Ao retornarem seis meses depois, para apresentações em 25 cidades num
mês, já tinham feito história emplacando pela única vez, antes ou
depois, nada menos que os quatro primeiros postos na parada de sucessos
da Billboard.
Marcou
esta turnê uma das duas grandes radiografias de shows feitas por
Howard. Inserindo a febre beatlemaníaca na conjuntura social americana
da época, com o confronto aberto contra a segregação racial ainda então
vigente nos estados sulistas, “Eight Days a Week” reconstitui como a
banda fechou questão contra a proposta de um show segregado em
Jacksonville, na Flórida.
A
historiadora Kitty Oliver era uma jovem afro-americana sem maiores
contatos com brancos até aquele setembro de 1964. A determinação
anti-racista do pacto firmado entre Paul, John, George e Ringo tornou
possível a ela assistir ao show em meio ao público integrado, como Kitty
recorda no depoimento mais tocante do filme. Segundo o radialista Larry
Kane, que acompanhava a turnê, aquela pioneira apresentação
não-segregada de Jacksonville liquidou com a tradição racista de show
com espaços distintos para brancos e negros.
Igualmente
certeira é a reconstituição por Howard daquele que foi o último show
dos Beatles, em 29 de junho de 1966, para 56 mil pessoas no Candlestick
Park de São Francisco.
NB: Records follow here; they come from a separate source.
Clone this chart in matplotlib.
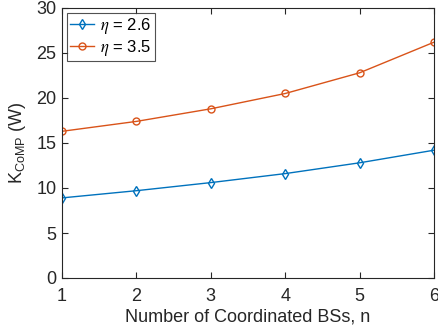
import matplotlib
matplotlib.use("Agg")
import matplotlib.pyplot as plt

n = [1, 2, 3, 4, 5, 6]
k_eta26 = [8.9, 9.7, 10.6, 11.6, 12.8, 14.2]
k_eta35 = [16.3, 17.4, 18.8, 20.5, 22.8, 26.2]
labels = [r"$\eta$ = 2.6", r"$\eta$ = 3.5"]

plt.rcParams['font.family'] = ['Liberation Sans', 'DejaVu Sans']
plt.rcParams['mathtext.fontset'] = 'custom'
plt.rcParams['mathtext.rm'] = 'Liberation Sans'
plt.rcParams['mathtext.it'] = 'Liberation Sans:italic'

fig = plt.figure(figsize=(4.39, 3.33), dpi=100)
ax = fig.add_axes([62/439, 55/333, 372/439, 270/333])

ax.plot(n, k_eta26, color='#0072BD', marker='d', markersize=5, markerfacecolor='none',
        linewidth=1.0, label=labels[0])
ax.plot(n, k_eta35, color='#D95319', marker='o', markersize=5, markerfacecolor='none',
        linewidth=1.0, label=labels[1])

ax.set_xlim(1, 6)
ax.set_ylim(0, 30)
ax.set_xticks(n)
ax.set_yticks([0, 5, 10, 15, 20, 25, 30])
c = '#262626'
for s in ax.spines.values():
    s.set_color(c)
    s.set_linewidth(0.8)
ax.tick_params(direction='in', top=True, right=True, colors=c, labelsize=13, length=4, width=0.8)
ax.tick_params(axis='x', pad=7)
ax.tick_params(axis='y', pad=4)
ax.set_xlabel('Number of Coordinated BSs, n', fontsize=13, color=c, labelpad=3)
ax.set_ylabel(r'K$_{\mathrm{CoMP}}$ (W)', fontsize=13, color=c, labelpad=6)
leg = ax.legend(loc='upper left', fontsize=12, frameon=True, fancybox=False, edgecolor=c,
                borderaxespad=0.3, handlelength=1.4, borderpad=0.2, labelspacing=0.1,
                handletextpad=0.4)
leg.get_frame().set_linewidth(0.8)
for t in leg.get_texts():
    t.set_math_fontfamily('stix')

fig.savefig('out.png', dpi=100)
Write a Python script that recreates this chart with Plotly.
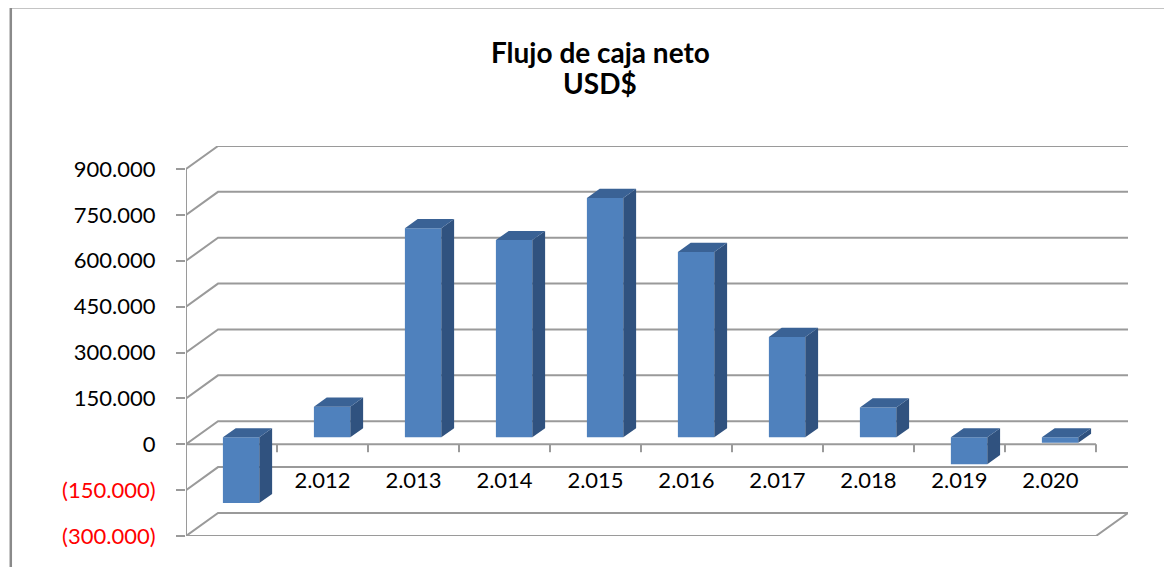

Lá culminou o desgaste de uma turnê infernal,
iniciada sob a polêmica em solo americano em torno da declaração de
Lennon, numa entrevista para a imprensa britânica, de que os Beatles
seriam mais populares que Cristo.
Deturpado
como autopromoção o que era na verdade um lamento sobre a crise da
Igreja, pautou autos-de-fé contra seus álbuns e chamados pelo boicote a
gravações e shows. Um pedido de desculpas por John numa coletiva
amainou um pouco a reação mas encadearam-se apresentações torturantes em
Cleveland, Memphis e St. Louis, sempre lotadas.
Ao
saírem num caminhão de frigorífico do estádio californiano, após uma
apresentação em que mal se ouviam, os quatro combinaram no ato jamais
repetirem a experiência. Iniciava-se a era dos Beatles exclusivamente em
estúdio.
Isolados,
precocemente amadurecidos, eles reinventaram-se. Em junho de 1967 vinha
à luz nada menos que “Sgt. Pepper’s Lonely Hearts Club Band”, abrindo o
auge da inventividade musical do quarteto. Mas este já seria outro
filme – quem sabe batizado “The Studio Years”.